James Franco é ótimo em evocar
todo o percurso emocional de Jake ao longo da narrativa. Da incredulidade e
exasperação inicial (no primeiro episódio ele chega a se divertir com os preços
baixos), passando pela sensação de isolamento conforme avança o tempo no
passado e as mentiras que conta sobre si começam a pesar sobre seus ombros. Ele
também tem uma boa química e constrói um afeto bem sincero entre Jake e seu
interesse romântico, Sadie (Sarah Gadon). Se de início a relação entre os dois
parece uma distração desnecessária para a investigação de Jake, aos poucos ela
vai se tornando mais interessante conforme ela avança e vemos que Sadie
funciona como uma necessária conexão humana em meio à solidão em que Jake vive.
O ator Daniel Webber faz de Lee
Harvey um sujeito claramente perturbado, mas injeta nele uma relativa dose de
tolice e impetuosidade imatura que constantemente nos deixa em dúvida se
estamos diante de alguém verdadeiramente perigoso ou se ele não passa de um
coitado instável usado como bode expiatório por forças acima dele.

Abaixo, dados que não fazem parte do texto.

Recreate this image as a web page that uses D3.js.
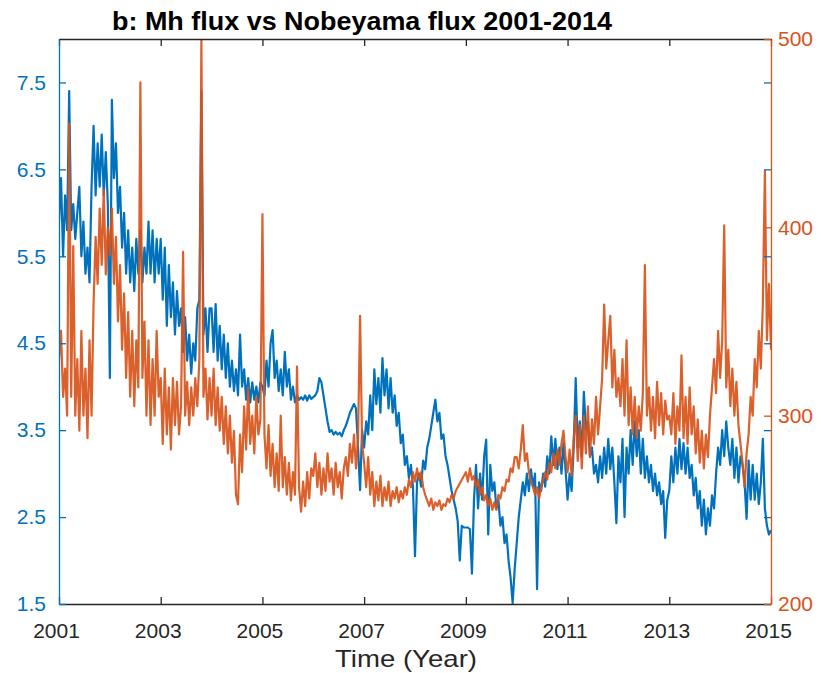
<!DOCTYPE html>
<html>
<head>
<meta charset="utf-8">
<script src="https://cdn.jsdelivr.net/npm/d3@7"></script>
<style>
  body { margin: 0; background: #fff; }
  svg { display: block; }
  text { font-family: "Liberation Sans", Arial, Helvetica, sans-serif; }
</style>
</head>
<body>
<svg id="chart" width="821" height="673"></svg>
<script>
// Sampling of both series: one value every 0.04 year from 2001.0 to 2015.0
const sampleStart = 2001;
const sampleStep = 0.04;

const yearTicks = [2001, 2003, 2005, 2007, 2009, 2011, 2013, 2015];
const mhTicks = [1.5, 2.5, 3.5, 4.5, 5.5, 6.5, 7.5];
const nobeyamaTicks = [200, 300, 400, 500];

// Mh flux (left axis), 25 values per year
const mhFlux = [
  5.9, 6.4, 5.5, 6.2, 5.8, 7.4, 5.8, 6.1, 5.7, 6.0, 6.3, 5.5, 5.9, 5.3, 5.6, 5.2, 6.3, 7.0, 6.2, 6.8, 6.3, 6.9, 6.2, 6.7, 6.1, // 2001
  4.1, 7.3, 6.4, 6.8, 6.0, 6.3, 5.6, 6.0, 5.3, 5.8, 5.2, 5.6, 5.1, 5.7, 5.3, 5.8, 5.2, 5.6, 5.3, 5.9, 5.3, 5.8, 5.2, 5.7, 5.3, // 2002
  5.7, 5.0, 5.6, 4.7, 5.4, 4.8, 5.2, 4.6, 5.1, 4.7, 4.9, 4.4, 4.8, 4.3, 4.6, 4.15, 4.5, 4.3, 4.9, 5.0, 7.4, 4.6, 4.9, 4.4, 4.9, // 2003
  4.9, 4.4, 4.95, 4.3, 4.7, 4.2, 4.6, 4.1, 4.5, 4.0, 4.3, 3.95, 4.2, 3.9, 4.6, 4.0, 4.2, 3.85, 4.1, 3.82, 4.05, 3.85, 4.0, 3.82, 4.05, // 2004
  4.0, 3.9, 4.3, 4.0, 4.5, 4.65, 4.1, 4.3, 3.95, 4.2, 3.9, 4.4, 4.0, 4.2, 3.85, 4.0, 3.82, 3.9, 3.85, 3.88, 3.85, 3.9, 3.84, 3.9, 3.86, // 2005
  3.88, 3.9, 3.95, 4.1, 4.05, 3.9, 3.75, 3.6, 3.48, 3.5, 3.45, 3.48, 3.45, 3.47, 3.43, 3.5, 3.55, 3.62, 3.7, 3.75, 3.8, 3.75, 3.3, 2.81, 3.5, // 2006
  3.3, 3.6, 3.45, 3.9, 3.5, 4.2, 3.8, 4.1, 3.7, 4.33, 3.9, 4.2, 3.75, 4.1, 3.7, 3.9, 3.55, 3.7, 3.35, 3.45, 3.1, 3.2, 2.95, 3.1, 2.85, // 2007
  2.05, 2.9, 3.0, 2.85, 3.15, 3.05, 3.3, 3.4, 3.55, 3.7, 3.85, 3.6, 3.7, 3.4, 3.45, 3.2, 3.1, 2.95, 2.8, 2.7, 2.6, 2.45, 2.0, 2.4, 2.38, // 2008
  2.38, 2.38, 2.36, 1.85, 2.7, 3.1, 2.6, 3.0, 2.7, 3.2, 3.39, 2.3, 3.1, 2.8, 2.9, 2.6, 2.7, 2.4, 2.5, 2.2, 2.3, 2.0, 1.8, 1.51, 1.9, // 2009
  2.2, 2.5, 2.7, 2.9, 2.75, 3.0, 2.8, 3.05, 2.85, 3.0, 1.67, 2.9, 2.8, 3.0, 2.85, 3.2, 3.0, 3.43, 3.1, 3.4, 3.05, 3.3, 3.0, 3.35, 3.05, // 2010
  2.7, 3.0, 2.8, 3.3, 4.1, 3.3, 3.6, 3.2, 3.94, 3.5, 3.6, 3.2, 3.3, 3.0, 3.1, 2.9, 3.2, 2.95, 3.3, 3.0, 3.4, 3.05, 3.3, 2.9, 2.43, // 2011
  3.2, 2.9, 3.4, 2.5, 3.3, 3.0, 3.5, 3.1, 3.6, 3.2, 3.5, 3.0, 3.4, 2.95, 3.2, 2.9, 3.1, 2.8, 3.0, 2.75, 2.9, 2.65, 2.8, 2.26, 2.7, // 2012
  2.8, 3.2, 2.9, 3.3, 3.0, 3.4, 3.05, 3.35, 3.0, 3.3, 2.95, 3.1, 2.75, 2.95, 2.6, 2.8, 2.4, 2.7, 2.3, 2.6, 2.4, 2.75, 2.6, 3.0, 3.3, // 2013
  3.1, 3.5, 3.2, 3.6, 3.3, 3.1, 3.4, 2.95, 3.3, 2.9, 3.2, 3.1, 2.9, 2.48, 3.15, 2.7, 3.1, 2.7, 3.0, 2.65, 2.9, 3.4, 2.6, 2.4, 2.3, // 2014
  2.35 // 2015.0
];

// Nobeyama flux (right axis), 25 values per year
const nobeyamaFlux = [
  330, 345, 310, 325, 300, 455, 310, 390, 300, 330, 292, 345, 300, 325, 288, 340, 300, 360, 395, 370, 410, 380, 420, 375, 400, // 2001
  385, 410, 370, 395, 350, 380, 335, 365, 320, 355, 310, 345, 305, 340, 315, 477, 320, 350, 300, 340, 295, 330, 300, 345, 310, // 2002
  320, 285, 325, 290, 315, 282, 320, 295, 318, 290, 305, 387, 300, 318, 295, 315, 300, 320, 305, 330, 500, 310, 325, 298, 320, // 2003
  300, 325, 295, 315, 292, 310, 285, 305, 280, 300, 275, 292, 258, 253, 290, 270, 305, 282, 315, 285, 300, 280, 310, 290, 298, // 2004
  407, 290, 272, 295, 268, 285, 262, 280, 260, 300, 262, 278, 258, 275, 255, 270, 258, 326, 262, 249, 265, 252, 270, 256, 272, // 2005
  268, 280, 262, 275, 258, 272, 260, 280, 265, 272, 258, 275, 262, 270, 256, 272, 278, 268, 285, 275, 290, 272, 288, 353, 285, // 2006
  275, 262, 278, 258, 270, 252, 265, 255, 268, 252, 262, 255, 265, 252, 260, 256, 262, 254, 260, 256, 262, 258, 266, 262, 270, // 2007
  265, 272, 266, 270, 262, 258, 255, 252, 256, 250, 254, 252, 255, 250, 253, 252, 256, 254, 258, 256, 260, 262, 264, 266, 268, // 2008
  270, 265, 272, 266, 268, 262, 266, 258, 262, 255, 258, 252, 256, 250, 254, 250, 258, 256, 262, 260, 266, 265, 272, 270, 278, // 2009
  278, 272, 282, 295, 276, 280, 270, 265, 262, 258, 262, 256, 262, 266, 270, 266, 275, 270, 280, 272, 282, 274, 285, 292, 278, // 2010
  270, 282, 268, 288, 300, 276, 295, 272, 300, 280, 305, 278, 298, 285, 310, 290, 305, 320, 359, 325, 340, 353, 315, 335, 310, // 2011
  320, 305, 330, 300, 340, 295, 315, 290, 310, 288, 305, 292, 312, 380, 300, 315, 292, 310, 288, 318, 295, 312, 290, 308, 298, // 2012
  300, 290, 312, 285, 305, 292, 332, 288, 310, 285, 315, 290, 305, 280, 298, 275, 292, 272, 290, 278, 300, 315, 330, 312, 345, // 2013
  320, 340, 401, 315, 335, 305, 325, 300, 318, 295, 285, 275, 262, 280, 290, 310, 300, 330, 315, 345, 325, 360, 430, 340, 370, // 2014
  335 // 2015.0
];

const blue = "#0072BD";
const orange = "#D95319";
const dark = "#262626";

const svg = d3.select("#chart");
const plot = { left: 59, right: 771, top: 39, bottom: 604 };

const x = d3.scaleLinear().domain([2001, 2015]).range([plot.left, plot.right]);
const yMh = d3.scaleLinear().domain([1.5, 8]).range([plot.bottom, plot.top]);
const yNob = d3.scaleLinear().domain([200, 500]).range([plot.bottom, plot.top]);

const timeAt = i => sampleStart + i * sampleStep;

svg.append("clipPath").attr("id", "plot-clip")
  .append("rect")
  .attr("x", plot.left).attr("y", plot.top)
  .attr("width", plot.right - plot.left).attr("height", plot.bottom - plot.top);

const data = svg.append("g").attr("clip-path", "url(#plot-clip)");

data.append("path")
  .datum(mhFlux)
  .attr("fill", "none")
  .attr("stroke", blue)
  .attr("stroke-width", 2.2)
  .attr("stroke-linejoin", "round")
  .attr("d", d3.line().x((d, i) => x(timeAt(i))).y(d => yMh(d)));

data.append("path")
  .datum(nobeyamaFlux)
  .attr("fill", "none")
  .attr("stroke", orange)
  .attr("stroke-opacity", 0.92)
  .attr("stroke-width", 2.2)
  .attr("stroke-linejoin", "round")
  .attr("d", d3.line().x((d, i) => x(timeAt(i))).y(d => yNob(d)));

// Bottom axis with year labels
const xAxis = svg.append("g")
  .attr("transform", `translate(0,${plot.bottom})`)
  .call(d3.axisBottom(x).tickValues(yearTicks).tickFormat(d3.format("d"))
    .tickSize(-7).tickSizeOuter(0).tickPadding(19));
xAxis.selectAll("text").attr("fill", dark).attr("font-size", 21).attr("dx", -3);

// Top border with ticks
svg.append("g")
  .attr("transform", `translate(0,${plot.top})`)
  .call(d3.axisTop(x).tickValues(yearTicks).tickFormat("").tickSize(-7).tickSizeOuter(0));

svg.selectAll("g").filter(function () { return this.parentNode === svg.node(); })
  .selectAll(".domain, .tick line")
  .attr("stroke", dark).attr("stroke-width", 1.3);

// Left axis (Mh flux)
const leftAxis = svg.append("g")
  .attr("transform", `translate(${plot.left},0)`)
  .call(d3.axisLeft(yMh).tickValues(mhTicks).tickFormat(d3.format(".1f"))
    .tickSize(-7).tickSizeOuter(0).tickPadding(13));
leftAxis.selectAll(".domain, .tick line").attr("stroke", blue).attr("stroke-width", 1.3);
leftAxis.selectAll("text").attr("fill", blue).attr("font-size", 21);

// Mirrored Mh ticks on the right edge
const leftMirror = svg.append("g")
  .attr("transform", `translate(${plot.right},0)`)
  .call(d3.axisLeft(yMh).tickValues(mhTicks).tickFormat("").tickSize(7).tickSizeOuter(0));
leftMirror.select(".domain").remove();
leftMirror.selectAll(".tick line").attr("stroke", blue).attr("stroke-width", 1.3);

// Right axis (Nobeyama flux)
const rightAxis = svg.append("g")
  .attr("transform", `translate(${plot.right},0)`)
  .call(d3.axisRight(yNob).tickValues(nobeyamaTicks).tickFormat(d3.format("d"))
    .tickSize(-7).tickSizeOuter(0).tickPadding(7));
rightAxis.selectAll(".domain, .tick line").attr("stroke", orange).attr("stroke-width", 1.3);
rightAxis.selectAll("text").attr("fill", orange).attr("font-size", 21);

// Title and axis label
svg.append("text")
  .attr("x", 362).attr("y", 30)
  .attr("text-anchor", "middle")
  .attr("font-size", 26).attr("font-weight", "bold").attr("fill", "#000")
  .attr("textLength", 500).attr("lengthAdjust", "spacingAndGlyphs")
  .text("b: Mh flux vs Nobeyama flux 2001-2014");

svg.append("text")
  .attr("x", 406).attr("y", 667)
  .attr("text-anchor", "middle")
  .attr("font-size", 24).attr("fill", dark)
  .attr("textLength", 142).attr("lengthAdjust", "spacingAndGlyphs")
  .text("Time (Year)");
</script>
</body>
</html>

Os momentos
em que a série foca na investigação a Lee Harvey e nas pessoas ao seu redor são
sempre intrigantes e recheados de tensão, mesmo para que não é afeito a teorias
da conspiração. Ocasionalmente a série se detém em algumas subtramas que não
levam a lugar algum e acrescentam pouco, como o envolvimento entre Bill (George
MacKay) e Marina (Lucy Fry), a esposa de Lee Harvey, mas no geral há sempre um
fechamento recompensador para os arcos narrativos, mesmo que eles demorem a
vir.
Assim, 11.22.63 vale pela qualidade do elenco, pelo seu cuidado com a
reconstrução de seu período histórico e como se vale dele para tecer sua trama
investigativa e pensar sobre questões sociais e políticas que continuam a
reverberar hoje. É um lembrete de que, por mais que neguemos, os eventos ruins
são tão importantes e definidores de nossa vida quanto os momentos de felicidade.